On Mon, Mar 17, 2008 at 3:20 PM, van Nek <van.nek at arcor.de> wrote:
> Am 17 Mar 2008 um 13:55 hat Stavros Macrakis geschrieben:
> > I would recommend that you choose either lsh or rsh as fundamental,
> > and simplify the other one to it, e.g. rsh(x,2) == lsh(x,-2).
>
> Stavros, my intention is the here, to make clear the shift direction just by the functions
> name. The original Lisp function ash (artihmetric shift) doesn't do so. But you are right,
> lsh(x,-1) is understandable as a shift to the right.
The name ash in Lisp is a historical remnant. lsh with a negative
shift treated the integer as a fixed-size word and shifted in zeroes
from the left; while ash shifted in ones from the left for negative
numbers. With arbitrary-sized integers, the distinction is
meaningless. Having one function rather than two is always better.

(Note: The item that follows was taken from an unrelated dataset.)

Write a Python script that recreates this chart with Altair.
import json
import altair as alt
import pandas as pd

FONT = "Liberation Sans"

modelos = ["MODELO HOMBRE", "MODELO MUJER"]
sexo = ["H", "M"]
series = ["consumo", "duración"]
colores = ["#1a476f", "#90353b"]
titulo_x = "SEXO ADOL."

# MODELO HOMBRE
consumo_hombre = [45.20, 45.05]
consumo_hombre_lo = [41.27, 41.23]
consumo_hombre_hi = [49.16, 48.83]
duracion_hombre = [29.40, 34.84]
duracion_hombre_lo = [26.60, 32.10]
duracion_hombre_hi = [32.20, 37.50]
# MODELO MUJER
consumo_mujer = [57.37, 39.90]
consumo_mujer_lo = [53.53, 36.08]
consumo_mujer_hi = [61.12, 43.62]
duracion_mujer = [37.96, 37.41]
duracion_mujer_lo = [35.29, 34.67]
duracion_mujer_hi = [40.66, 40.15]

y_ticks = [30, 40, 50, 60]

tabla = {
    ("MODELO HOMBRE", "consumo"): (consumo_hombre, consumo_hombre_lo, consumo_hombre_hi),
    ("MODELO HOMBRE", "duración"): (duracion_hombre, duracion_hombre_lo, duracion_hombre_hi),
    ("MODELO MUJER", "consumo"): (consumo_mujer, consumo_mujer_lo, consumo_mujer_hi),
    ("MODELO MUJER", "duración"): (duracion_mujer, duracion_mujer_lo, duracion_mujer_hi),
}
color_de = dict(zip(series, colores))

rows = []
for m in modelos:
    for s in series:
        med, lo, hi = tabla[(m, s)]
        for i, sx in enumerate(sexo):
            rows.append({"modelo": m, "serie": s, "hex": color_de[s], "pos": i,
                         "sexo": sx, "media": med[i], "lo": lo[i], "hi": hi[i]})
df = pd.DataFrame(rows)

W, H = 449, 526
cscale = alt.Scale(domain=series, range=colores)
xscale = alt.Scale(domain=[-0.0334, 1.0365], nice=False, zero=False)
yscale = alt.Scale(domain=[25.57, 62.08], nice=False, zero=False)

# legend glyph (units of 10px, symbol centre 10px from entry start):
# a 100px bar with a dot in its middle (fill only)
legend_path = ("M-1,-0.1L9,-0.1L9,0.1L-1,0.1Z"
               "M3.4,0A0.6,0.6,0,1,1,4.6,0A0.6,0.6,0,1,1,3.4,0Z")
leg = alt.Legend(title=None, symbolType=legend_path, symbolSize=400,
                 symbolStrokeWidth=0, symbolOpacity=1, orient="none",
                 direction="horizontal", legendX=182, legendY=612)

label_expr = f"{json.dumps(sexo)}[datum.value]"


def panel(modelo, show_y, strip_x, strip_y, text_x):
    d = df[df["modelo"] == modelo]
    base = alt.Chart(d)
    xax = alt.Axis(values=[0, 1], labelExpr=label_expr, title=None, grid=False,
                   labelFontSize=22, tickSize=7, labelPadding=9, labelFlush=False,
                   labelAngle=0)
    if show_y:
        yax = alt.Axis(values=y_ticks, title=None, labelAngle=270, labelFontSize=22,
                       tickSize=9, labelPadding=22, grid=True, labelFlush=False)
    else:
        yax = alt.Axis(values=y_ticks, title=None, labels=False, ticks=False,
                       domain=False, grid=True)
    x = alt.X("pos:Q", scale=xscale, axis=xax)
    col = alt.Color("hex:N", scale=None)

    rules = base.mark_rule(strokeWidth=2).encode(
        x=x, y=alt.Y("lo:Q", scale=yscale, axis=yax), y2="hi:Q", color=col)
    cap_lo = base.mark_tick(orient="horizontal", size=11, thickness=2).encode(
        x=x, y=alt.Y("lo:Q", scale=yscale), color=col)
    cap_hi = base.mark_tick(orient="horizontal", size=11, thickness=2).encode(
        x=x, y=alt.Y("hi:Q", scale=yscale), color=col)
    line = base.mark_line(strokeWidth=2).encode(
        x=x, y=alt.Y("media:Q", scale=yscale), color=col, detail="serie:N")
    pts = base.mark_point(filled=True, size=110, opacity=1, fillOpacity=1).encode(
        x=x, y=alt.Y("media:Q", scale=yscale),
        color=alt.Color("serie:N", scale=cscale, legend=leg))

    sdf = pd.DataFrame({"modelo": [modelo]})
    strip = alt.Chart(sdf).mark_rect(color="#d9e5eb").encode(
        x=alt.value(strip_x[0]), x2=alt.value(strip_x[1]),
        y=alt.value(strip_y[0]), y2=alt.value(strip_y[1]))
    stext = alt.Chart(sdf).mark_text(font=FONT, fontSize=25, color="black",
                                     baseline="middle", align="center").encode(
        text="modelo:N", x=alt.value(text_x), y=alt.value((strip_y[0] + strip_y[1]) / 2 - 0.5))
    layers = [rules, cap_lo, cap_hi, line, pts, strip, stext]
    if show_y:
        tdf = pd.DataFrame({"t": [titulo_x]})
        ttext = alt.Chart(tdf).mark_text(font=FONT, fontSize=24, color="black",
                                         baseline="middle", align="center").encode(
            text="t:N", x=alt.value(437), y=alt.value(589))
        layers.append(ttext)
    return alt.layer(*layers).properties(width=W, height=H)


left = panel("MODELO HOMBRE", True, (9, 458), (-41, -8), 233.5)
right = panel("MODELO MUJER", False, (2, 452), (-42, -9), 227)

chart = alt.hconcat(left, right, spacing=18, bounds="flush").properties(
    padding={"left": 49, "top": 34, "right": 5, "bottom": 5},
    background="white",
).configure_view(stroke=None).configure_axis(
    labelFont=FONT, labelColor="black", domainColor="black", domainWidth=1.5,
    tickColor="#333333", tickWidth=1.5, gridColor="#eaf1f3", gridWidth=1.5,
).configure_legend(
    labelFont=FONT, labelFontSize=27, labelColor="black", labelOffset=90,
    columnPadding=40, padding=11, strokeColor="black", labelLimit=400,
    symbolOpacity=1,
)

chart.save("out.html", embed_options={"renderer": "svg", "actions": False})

Consider the identity lsh(x,1)-rsh(x,-1)=0. If rsh simplifies to lsh,
this is handled trivially by the unmodified + simplifier. If not,
there needs to be a special case in the + simplifier or a special
simplification function.
> integer_length(-1) returns 0, because for negative integers it returns the position of the
> leftmost zero (the leftmost 1 in case of positive ints).
> So integer_length(-2^100) returns 100.
So integer_length(-n-1) = integer_length(n) for n>=0? And integer_length(0)=0?

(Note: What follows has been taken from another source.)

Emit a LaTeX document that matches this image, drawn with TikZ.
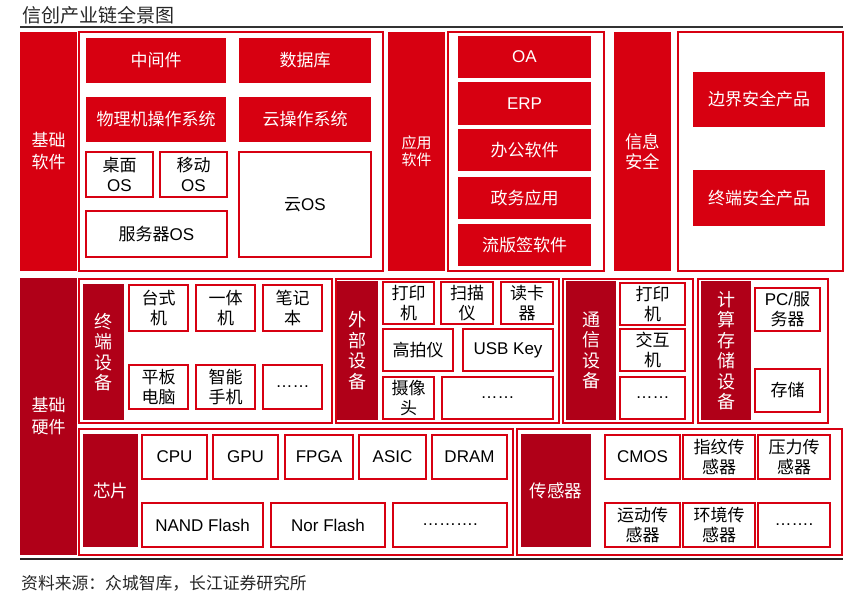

> > > if at least one arg is a string, a Maxima list or constant but not an integer => merror
> > Why not extend to non-integers? logior(1/2,1/3) => 5/6;
> It was not my intention to handle these numbers. I just looked into the Mathematica doc and
> they also only care about integers.
> Stavros, do you see an interesting application of such to rationals extended bitwise
> operations ?
No applications in mind, it just seems like a natural extension, so
why give an error? Why not just leave unsimplified until someone
comes along and programs this case? Certainly some cases are easy:
logop(m/2^i,n/2^i) == logop(m,n)/2^i and preserve all the useful
identities. If you don't allow this, then simplifying logand(x,x) is
only correct if x is an integer.
> > There are many other useful simplifications,
> Right, these are useful simplifications. Can you give me any hint, how to manage them.
Take a look at, say, simpmin to see how to write simplifying routines.